— Start of Input rows —

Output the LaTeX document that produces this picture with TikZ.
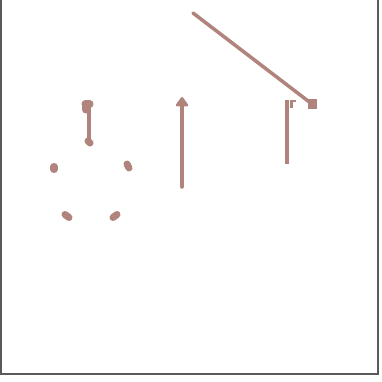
\documentclass[tikz,border=0pt]{standalone}
\usepackage{tikz}
\usetikzlibrary{arrows.meta,positioning,calc}
\usepackage{xcolor}
\definecolor{InkBrown}{HTML}{B0847C}
\definecolor{FrameGray}{HTML}{5A5A5A}

\begin{document}
\begin{tikzpicture}[x=0.03cm, y=-0.03cm,
    inkline/.style={InkBrown, line width=3pt, line cap=round},
    blob/.style={InkBrown, line width=6pt, line cap=round},
    framelines/.style={FrameGray, line width=1.4pt}]
        \useasboundingbox (0,0) rectangle (382,382);
        \draw[framelines] (0.7,0) -- (0.7,374) -- (378,374) -- (378,0);

        \coordinate (pentop) at (89,104);
        \coordinate (penhang) at (89,142);
        \coordinate (penleft) at (54,168);
        \coordinate (penright) at (128,166);
        \coordinate (penbl) at (67,216);
        \coordinate (penbr) at (115,216);

        \draw[inkline] (pentop) -- (penhang);
        \draw[blob] ($(pentop)+(-4,0)$) -- ($(pentop)+(1,0)$)
          ($(pentop)+(-3,0)$) -- ($(pentop)+(-3,6)$);
        \draw[blob] ($(penhang)+(-1,-1)$) -- ($(penhang)+(1,1)$);
        \draw[blob] ($(penleft)+(0,-1.5)$) -- ($(penleft)+(0,1.5)$);
        \draw[blob] ($(penright)+(-1,-2)$) -- ($(penright)+(1,2)$);
        \draw[blob] ($(penbl)+(-2,-1.5)$) -- ($(penbl)+(2,1.5)$);
        \draw[blob] ($(penbr)+(-2,1.5)$) -- ($(penbr)+(2,-1.5)$);

        \coordinate (midfoot) at (182,187);
        \coordinate (midtip) at (182,97);
        \draw[inkline, -{Triangle[width=12pt,length=9pt,round]}]
          (midfoot) -- (midtip);

        \coordinate (postfoot) at (287,164);
        \coordinate (posttop) at (287,100);
        \coordinate (posthook) at (293,104);
        \draw[inkline, line cap=butt] (postfoot) -- (posttop);
        \draw[InkBrown, line width=2.4pt] ($(posthook)+(-1.5,4)$) -- ($(posthook)+(-1.5,-3)$)
          -- ($(posthook)+(2.5,-3)$);

        \coordinate (slantstart) at (193,13);
        \coordinate (slantend) at (312,104);
        \draw[inkline] (slantstart) -- (slantend);
        \draw[blob, line width=9pt, line cap=butt] ($(slantend)+(-4,0)$) -- ($(slantend)+(5,0)$);
      \end{tikzpicture}
\end{document}
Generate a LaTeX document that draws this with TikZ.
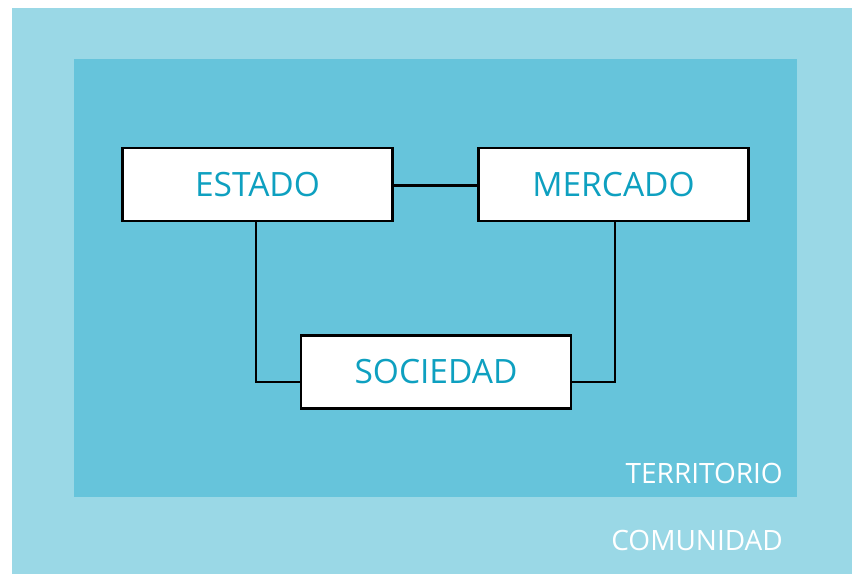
\documentclass[tikz,border=0pt]{standalone}
\usepackage{fontspec}
\setmainfont{Open Sans}
\definecolor{outerblue}{RGB}{154,216,230}
\definecolor{innerblue}{RGB}{102,196,219}
\definecolor{textteal}{RGB}{14,160,192}
\begin{document}
\begin{tikzpicture}[x=1pt,y=-1pt,
  entity/.style={draw=black,line width=2.6pt,fill=white,rectangle,minimum width=270pt,minimum height=73pt,inner sep=0pt,font=\fontsize{33.5}{38}\selectfont,text=textteal},
  link/.style={draw=black,line width=2.3pt},
  areaname/.style={font=\fontsize{28}{32}\selectfont,text=white,inner sep=0pt}]
\useasboundingbox (0,0) rectangle (852,574);
\fill[white] (0,0) rectangle (852,574);
\fill[outerblue] (12,8) rectangle (852,574);
\fill[innerblue] (74,59) rectangle (797,497);
\node[entity] (estado) at (257.5,184.5) {ESTADO};
\node[entity] (mercado) at (613.5,184.5) {MERCADO};
\node[entity] (sociedad) at (436,372) {SOCIEDAD};
\draw[link] ([yshift=-1pt]estado.east) -- ([yshift=-1pt]mercado.west);
\draw[link] ([xshift=-1.5pt]estado.south) |- ([yshift=-10pt]sociedad.west);
\draw[link] ([xshift=1.5pt]mercado.south) |- ([yshift=-10pt]sociedad.east);
\node[areaname,anchor=base east] (territorio) at (783,483) {TERRITORIO};
\node[areaname,anchor=base east] (comunidad) at (783,550) {COMUNIDAD};
\end{tikzpicture}
\end{document}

— End of Input rows —

**Prompt:** Which lines contain "that"? Copy each of them.

**The solution:**
Output the LaTeX document that produces this picture with TikZ.
Generate a LaTeX document that draws this with TikZ.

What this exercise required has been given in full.